Leave out the pictures and copy everything else below exactly.

BEGIN

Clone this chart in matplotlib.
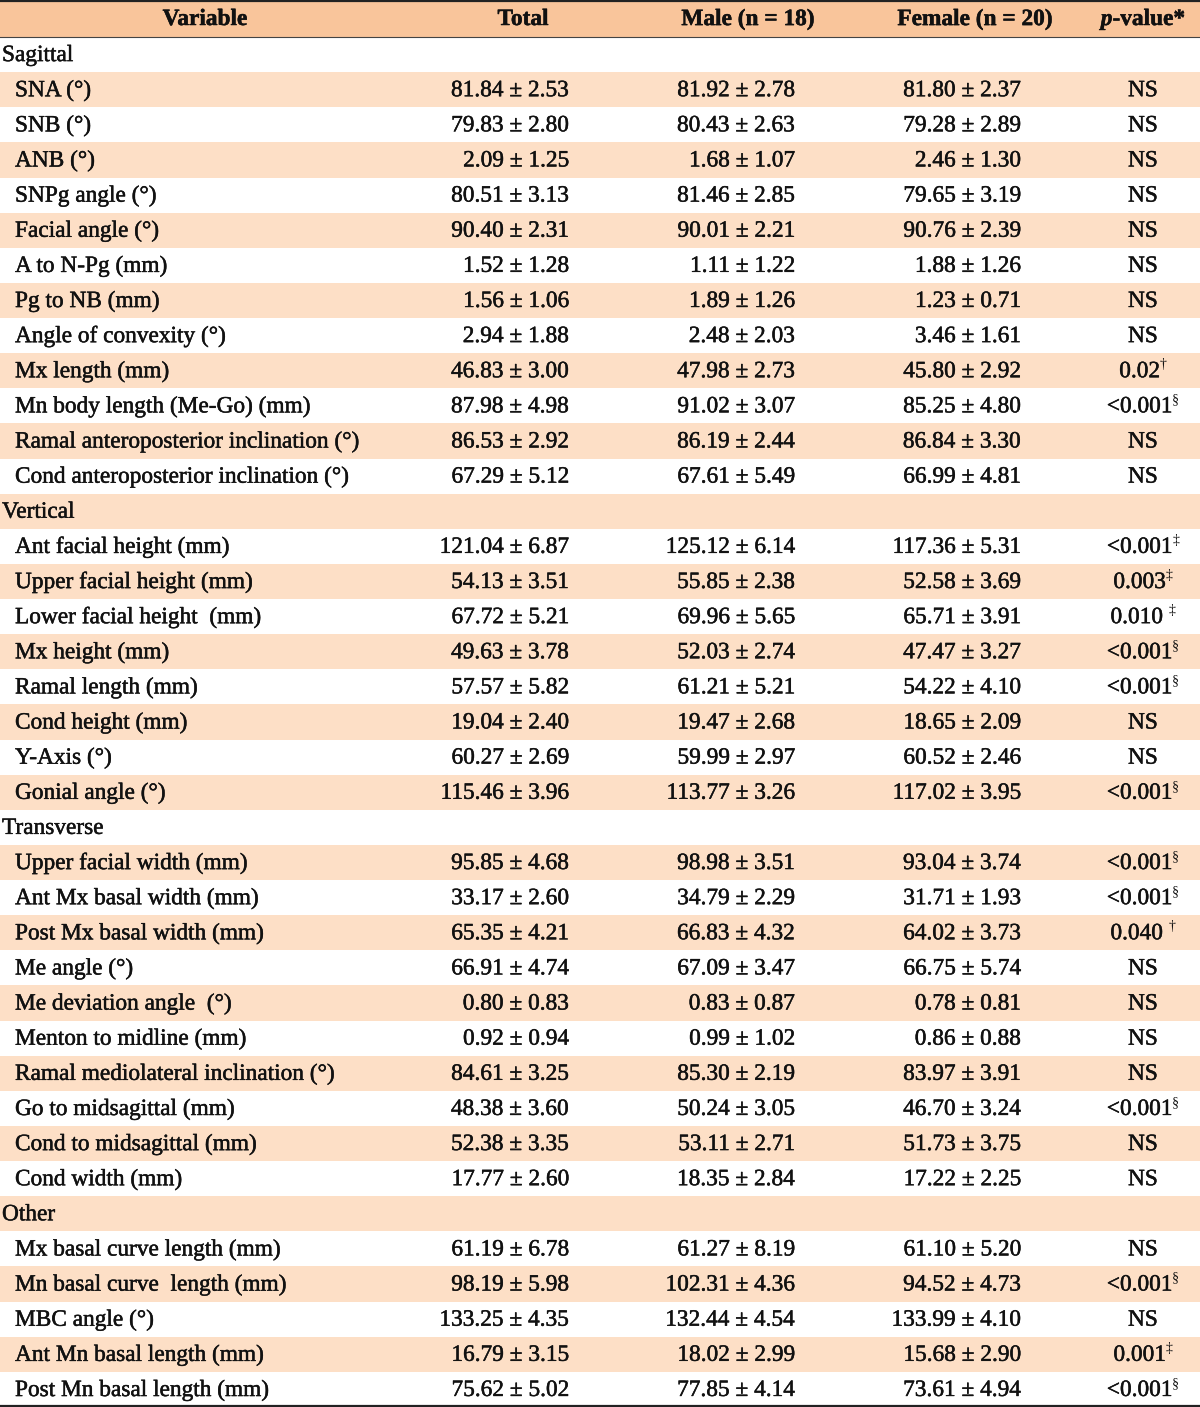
import matplotlib
matplotlib.use('Agg')
import matplotlib.pyplot as plt
from matplotlib.patches import Rectangle
import matplotlib.patheffects as pe

# table content
headers = ['Variable', 'Total', 'Male (n = 18)', 'Female (n = 20)']
sections = ['Sagittal'] * 12 + ['Vertical'] * 8 + ['Transverse'] * 10 + ['Other'] * 5
variables = [
    'SNA (°)', 'SNB (°)', 'ANB (°)', 'SNPg angle (°)', 'Facial angle (°)',
    'A to N-Pg (mm)', 'Pg to NB (mm)', 'Angle of convexity (°)', 'Mx length (mm)',
    'Mn body length (Me-Go) (mm)', 'Ramal anteroposterior inclination (°)',
    'Cond anteroposterior inclination (°)',
    'Ant facial height (mm)', 'Upper facial height (mm)', 'Lower facial height  (mm)',
    'Mx height (mm)', 'Ramal length (mm)', 'Cond height (mm)', 'Y-Axis (°)',
    'Gonial angle (°)',
    'Upper facial width (mm)', 'Ant Mx basal width (mm)', 'Post Mx basal width (mm)',
    'Me angle (°)', 'Me deviation angle  (°)', 'Menton to midline (mm)',
    'Ramal mediolateral inclination (°)', 'Go to midsagittal (mm)',
    'Cond to midsagittal (mm)', 'Cond width (mm)',
    'Mx basal curve length (mm)', 'Mn basal curve  length (mm)', 'MBC angle (°)',
    'Ant Mn basal length (mm)', 'Post Mn basal length (mm)',
]
total_mean = [81.84, 79.83, 2.09, 80.51, 90.40, 1.52, 1.56, 2.94, 46.83, 87.98, 86.53, 67.29,
              121.04, 54.13, 67.72, 49.63, 57.57, 19.04, 60.27, 115.46,
              95.85, 33.17, 65.35, 66.91, 0.80, 0.92, 84.61, 48.38, 52.38, 17.77,
              61.19, 98.19, 133.25, 16.79, 75.62]
total_sd = [2.53, 2.80, 1.25, 3.13, 2.31, 1.28, 1.06, 1.88, 3.00, 4.98, 2.92, 5.12,
            6.87, 3.51, 5.21, 3.78, 5.82, 2.40, 2.69, 3.96,
            4.68, 2.60, 4.21, 4.74, 0.83, 0.94, 3.25, 3.60, 3.35, 2.60,
            6.78, 5.98, 4.35, 3.15, 5.02]
male_mean = [81.92, 80.43, 1.68, 81.46, 90.01, 1.11, 1.89, 2.48, 47.98, 91.02, 86.19, 67.61,
             125.12, 55.85, 69.96, 52.03, 61.21, 19.47, 59.99, 113.77,
             98.98, 34.79, 66.83, 67.09, 0.83, 0.99, 85.30, 50.24, 53.11, 18.35,
             61.27, 102.31, 132.44, 18.02, 77.85]
male_sd = [2.78, 2.63, 1.07, 2.85, 2.21, 1.22, 1.26, 2.03, 2.73, 3.07, 2.44, 5.49,
           6.14, 2.38, 5.65, 2.74, 5.21, 2.68, 2.97, 3.26,
           3.51, 2.29, 4.32, 3.47, 0.87, 1.02, 2.19, 3.05, 2.71, 2.84,
           8.19, 4.36, 4.54, 2.99, 4.14]
female_mean = [81.80, 79.28, 2.46, 79.65, 90.76, 1.88, 1.23, 3.46, 45.80, 85.25, 86.84, 66.99,
               117.36, 52.58, 65.71, 47.47, 54.22, 18.65, 60.52, 117.02,
               93.04, 31.71, 64.02, 66.75, 0.78, 0.86, 83.97, 46.70, 51.73, 17.22,
               61.10, 94.52, 133.99, 15.68, 73.61]
female_sd = [2.37, 2.89, 1.30, 3.19, 2.39, 1.26, 0.71, 1.61, 2.92, 4.80, 3.30, 4.81,
             5.31, 3.69, 3.91, 3.27, 4.10, 2.09, 2.46, 3.95,
             3.74, 1.93, 3.73, 5.74, 0.81, 0.88, 3.91, 3.24, 3.75, 2.25,
             5.20, 4.73, 4.10, 2.90, 4.94]
p_value = ['NS', 'NS', 'NS', 'NS', 'NS', 'NS', 'NS', 'NS', '0.02', '<0.001', 'NS', 'NS',
           '<0.001', '0.003', '0.010 ', '<0.001', '<0.001', 'NS', 'NS', '<0.001',
           '<0.001', '<0.001', '0.040 ', 'NS', 'NS', 'NS', 'NS', '<0.001', 'NS', 'NS',
           'NS', '<0.001', 'NS', '0.001', '<0.001']
p_mark = ['', '', '', '', '', '', '', '', '†', '§', '', '',
          '‡', '‡', '‡', '§', '§', '', '', '§',
          '§', '§', '†', '', '', '', '', '§', '', '',
          '', '§', '', '‡', '§']

# build row list with section headings
rows = []
prev = None
for i, sec in enumerate(sections):
    if sec != prev:
        rows.append(('section', sec))
        prev = sec
    rows.append(('data', i))

W, H = 1200, 1407
fig = plt.figure(figsize=(W / 100, H / 100), dpi=100)
ax = fig.add_axes([0, 0, 1, 1])
ax.set_xlim(0, W)
ax.set_ylim(H, 0)
ax.axis('off')

plt.rcParams['font.family'] = 'Liberation Serif'
FS = 16.8
heavy = [pe.withStroke(linewidth=0.35, foreground='#111111')]
header_bg = '#F9C59B'
stripe_bg = '#FDDFC6'

header_h = 37
row_h = (H - header_h) / len(rows)

ax.add_patch(Rectangle((0, 0), W, header_h, color=header_bg, lw=0))
ax.plot([0, W], [1, 1], color='#222222', lw=1.6)
ax.plot([0, W], [header_h, header_h], color='#444444', lw=0.8)
ax.plot([0, W], [H - 1.5, H - 1.5], color='#222222', lw=1.6)


def txt(x, y, s, **kw):
    kw.setdefault('fontsize', FS)
    kw.setdefault('va', 'center')
    return ax.text(x, y, s, color='#111111', path_effects=heavy, **kw)


hy = header_h / 2 + 1
txt(205, hy, headers[0], ha='center', fontweight='bold')
txt(523, hy, headers[1], ha='center', fontweight='bold')
txt(748, hy, headers[2], ha='center', fontweight='bold')
txt(975, hy, headers[3], ha='center', fontweight='bold')

fig.canvas.draw()
renderer = fig.canvas.get_renderer()


def width_px(t):
    return t.get_window_extent(renderer).width


# p-value header: italic p + bold "-value*"
t1 = txt(0, hy, 'p', ha='left', fontweight='bold', style='italic')
t2 = txt(0, hy, '-value*', ha='left', fontweight='bold')
w1, w2 = width_px(t1), width_px(t2)
x0 = 1143 - (w1 + w2) / 2
t1.set_x(x0)
t2.set_x(x0 + w1)

for r, (kind, val) in enumerate(rows):
    top = header_h + r * row_h
    yc = top + row_h / 2 + 1
    if r % 2 == 1:
        ax.add_patch(Rectangle((0, top), W, row_h, color=stripe_bg, lw=0))
    if kind == 'section':
        txt(2, yc, val, ha='left')
        continue
    i = val
    txt(15, yc, variables[i], ha='left')
    txt(569, yc, f'{total_mean[i]:.2f} ± {total_sd[i]:.2f}', ha='right')
    txt(795, yc, f'{male_mean[i]:.2f} ± {male_sd[i]:.2f}', ha='right')
    txt(1021, yc, f'{female_mean[i]:.2f} ± {female_sd[i]:.2f}', ha='right')
    pm = txt(0, yc, p_value[i], ha='left')
    if p_mark[i]:
        sm = ax.text(0, yc - 7, p_mark[i], ha='left', va='center', fontsize=FS * 0.6,
                     color='#111111')
        wa, wb = width_px(pm), width_px(sm)
        xs = 1143 - (wa + wb) / 2
        pm.set_x(xs)
        sm.set_x(xs + wa)
    else:
        pm.set_x(1143)
        pm.set_ha('center')

fig.savefig('out.png', dpi=100)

END

__COMPLETE ANSWER__
Clone this chart in matplotlib.
import matplotlib
matplotlib.use('Agg')
import matplotlib.pyplot as plt
from matplotlib.patches import Rectangle
import matplotlib.patheffects as pe

# table content
headers = ['Variable', 'Total', 'Male (n = 18)', 'Female (n = 20)']
sections = ['Sagittal'] * 12 + ['Vertical'] * 8 + ['Transverse'] * 10 + ['Other'] * 5
variables = [
    'SNA (°)', 'SNB (°)', 'ANB (°)', 'SNPg angle (°)', 'Facial angle (°)',
    'A to N-Pg (mm)', 'Pg to NB (mm)', 'Angle of convexity (°)', 'Mx length (mm)',
    'Mn body length (Me-Go) (mm)', 'Ramal anteroposterior inclination (°)',
    'Cond anteroposterior inclination (°)',
    'Ant facial height (mm)', 'Upper facial height (mm)', 'Lower facial height  (mm)',
    'Mx height (mm)', 'Ramal length (mm)', 'Cond height (mm)', 'Y-Axis (°)',
    'Gonial angle (°)',
    'Upper facial width (mm)', 'Ant Mx basal width (mm)', 'Post Mx basal width (mm)',
    'Me angle (°)', 'Me deviation angle  (°)', 'Menton to midline (mm)',
    'Ramal mediolateral inclination (°)', 'Go to midsagittal (mm)',
    'Cond to midsagittal (mm)', 'Cond width (mm)',
    'Mx basal curve length (mm)', 'Mn basal curve  length (mm)', 'MBC angle (°)',
    'Ant Mn basal length (mm)', 'Post Mn basal length (mm)',
]
total_mean = [81.84, 79.83, 2.09, 80.51, 90.40, 1.52, 1.56, 2.94, 46.83, 87.98, 86.53, 67.29,
              121.04, 54.13, 67.72, 49.63, 57.57, 19.04, 60.27, 115.46,
              95.85, 33.17, 65.35, 66.91, 0.80, 0.92, 84.61, 48.38, 52.38, 17.77,
              61.19, 98.19, 133.25, 16.79, 75.62]
total_sd = [2.53, 2.80, 1.25, 3.13, 2.31, 1.28, 1.06, 1.88, 3.00, 4.98, 2.92, 5.12,
            6.87, 3.51, 5.21, 3.78, 5.82, 2.40, 2.69, 3.96,
            4.68, 2.60, 4.21, 4.74, 0.83, 0.94, 3.25, 3.60, 3.35, 2.60,
            6.78, 5.98, 4.35, 3.15, 5.02]
male_mean = [81.92, 80.43, 1.68, 81.46, 90.01, 1.11, 1.89, 2.48, 47.98, 91.02, 86.19, 67.61,
             125.12, 55.85, 69.96, 52.03, 61.21, 19.47, 59.99, 113.77,
             98.98, 34.79, 66.83, 67.09, 0.83, 0.99, 85.30, 50.24, 53.11, 18.35,
             61.27, 102.31, 132.44, 18.02, 77.85]
male_sd = [2.78, 2.63, 1.07, 2.85, 2.21, 1.22, 1.26, 2.03, 2.73, 3.07, 2.44, 5.49,
           6.14, 2.38, 5.65, 2.74, 5.21, 2.68, 2.97, 3.26,
           3.51, 2.29, 4.32, 3.47, 0.87, 1.02, 2.19, 3.05, 2.71, 2.84,
           8.19, 4.36, 4.54, 2.99, 4.14]
female_mean = [81.80, 79.28, 2.46, 79.65, 90.76, 1.88, 1.23, 3.46, 45.80, 85.25, 86.84, 66.99,
               117.36, 52.58, 65.71, 47.47, 54.22, 18.65, 60.52, 117.02,
               93.04, 31.71, 64.02, 66.75, 0.78, 0.86, 83.97, 46.70, 51.73, 17.22,
               61.10, 94.52, 133.99, 15.68, 73.61]
female_sd = [2.37, 2.89, 1.30, 3.19, 2.39, 1.26, 0.71, 1.61, 2.92, 4.80, 3.30, 4.81,
             5.31, 3.69, 3.91, 3.27, 4.10, 2.09, 2.46, 3.95,
             3.74, 1.93, 3.73, 5.74, 0.81, 0.88, 3.91, 3.24, 3.75, 2.25,
             5.20, 4.73, 4.10, 2.90, 4.94]
p_value = ['NS', 'NS', 'NS', 'NS', 'NS', 'NS', 'NS', 'NS', '0.02', '<0.001', 'NS', 'NS',
           '<0.001', '0.003', '0.010 ', '<0.001', '<0.001', 'NS', 'NS', '<0.001',
           '<0.001', '<0.001', '0.040 ', 'NS', 'NS', 'NS', 'NS', '<0.001', 'NS', 'NS',
           'NS', '<0.001', 'NS', '0.001', '<0.001']
p_mark = ['', '', '', '', '', '', '', '', '†', '§', '', '',
          '‡', '‡', '‡', '§', '§', '', '', '§',
          '§', '§', '†', '', '', '', '', '§', '', '',
          '', '§', '', '‡', '§']

# build row list with section headings
rows = []
prev = None
for i, sec in enumerate(sections):
    if sec != prev:
        rows.append(('section', sec))
        prev = sec
    rows.append(('data', i))

W, H = 1200, 1407
fig = plt.figure(figsize=(W / 100, H / 100), dpi=100)
ax = fig.add_axes([0, 0, 1, 1])
ax.set_xlim(0, W)
ax.set_ylim(H, 0)
ax.axis('off')

plt.rcParams['font.family'] = 'Liberation Serif'
FS = 16.8
heavy = [pe.withStroke(linewidth=0.35, foreground='#111111')]
header_bg = '#F9C59B'
stripe_bg = '#FDDFC6'

header_h = 37
row_h = (H - header_h) / len(rows)

ax.add_patch(Rectangle((0, 0), W, header_h, color=header_bg, lw=0))
ax.plot([0, W], [1, 1], color='#222222', lw=1.6)
ax.plot([0, W], [header_h, header_h], color='#444444', lw=0.8)
ax.plot([0, W], [H - 1.5, H - 1.5], color='#222222', lw=1.6)


def txt(x, y, s, **kw):
    kw.setdefault('fontsize', FS)
    kw.setdefault('va', 'center')
    return ax.text(x, y, s, color='#111111', path_effects=heavy, **kw)


hy = header_h / 2 + 1
txt(205, hy, headers[0], ha='center', fontweight='bold')
txt(523, hy, headers[1], ha='center', fontweight='bold')
txt(748, hy, headers[2], ha='center', fontweight='bold')
txt(975, hy, headers[3], ha='center', fontweight='bold')

fig.canvas.draw()
renderer = fig.canvas.get_renderer()


def width_px(t):
    return t.get_window_extent(renderer).width


# p-value header: italic p + bold "-value*"
t1 = txt(0, hy, 'p', ha='left', fontweight='bold', style='italic')
t2 = txt(0, hy, '-value*', ha='left', fontweight='bold')
w1, w2 = width_px(t1), width_px(t2)
x0 = 1143 - (w1 + w2) / 2
t1.set_x(x0)
t2.set_x(x0 + w1)

for r, (kind, val) in enumerate(rows):
    top = header_h + r * row_h
    yc = top + row_h / 2 + 1
    if r % 2 == 1:
        ax.add_patch(Rectangle((0, top), W, row_h, color=stripe_bg, lw=0))
    if kind == 'section':
        txt(2, yc, val, ha='left')
        continue
    i = val
    txt(15, yc, variables[i], ha='left')
    txt(569, yc, f'{total_mean[i]:.2f} ± {total_sd[i]:.2f}', ha='right')
    txt(795, yc, f'{male_mean[i]:.2f} ± {male_sd[i]:.2f}', ha='right')
    txt(1021, yc, f'{female_mean[i]:.2f} ± {female_sd[i]:.2f}', ha='right')
    pm = txt(0, yc, p_value[i], ha='left')
    if p_mark[i]:
        sm = ax.text(0, yc - 7, p_mark[i], ha='left', va='center', fontsize=FS * 0.6,
                     color='#111111')
        wa, wb = width_px(pm), width_px(sm)
        xs = 1143 - (wa + wb) / 2
        pm.set_x(xs)
        sm.set_x(xs + wa)
    else:
        pm.set_x(1143)
        pm.set_ha('center')

fig.savefig('out.png', dpi=100)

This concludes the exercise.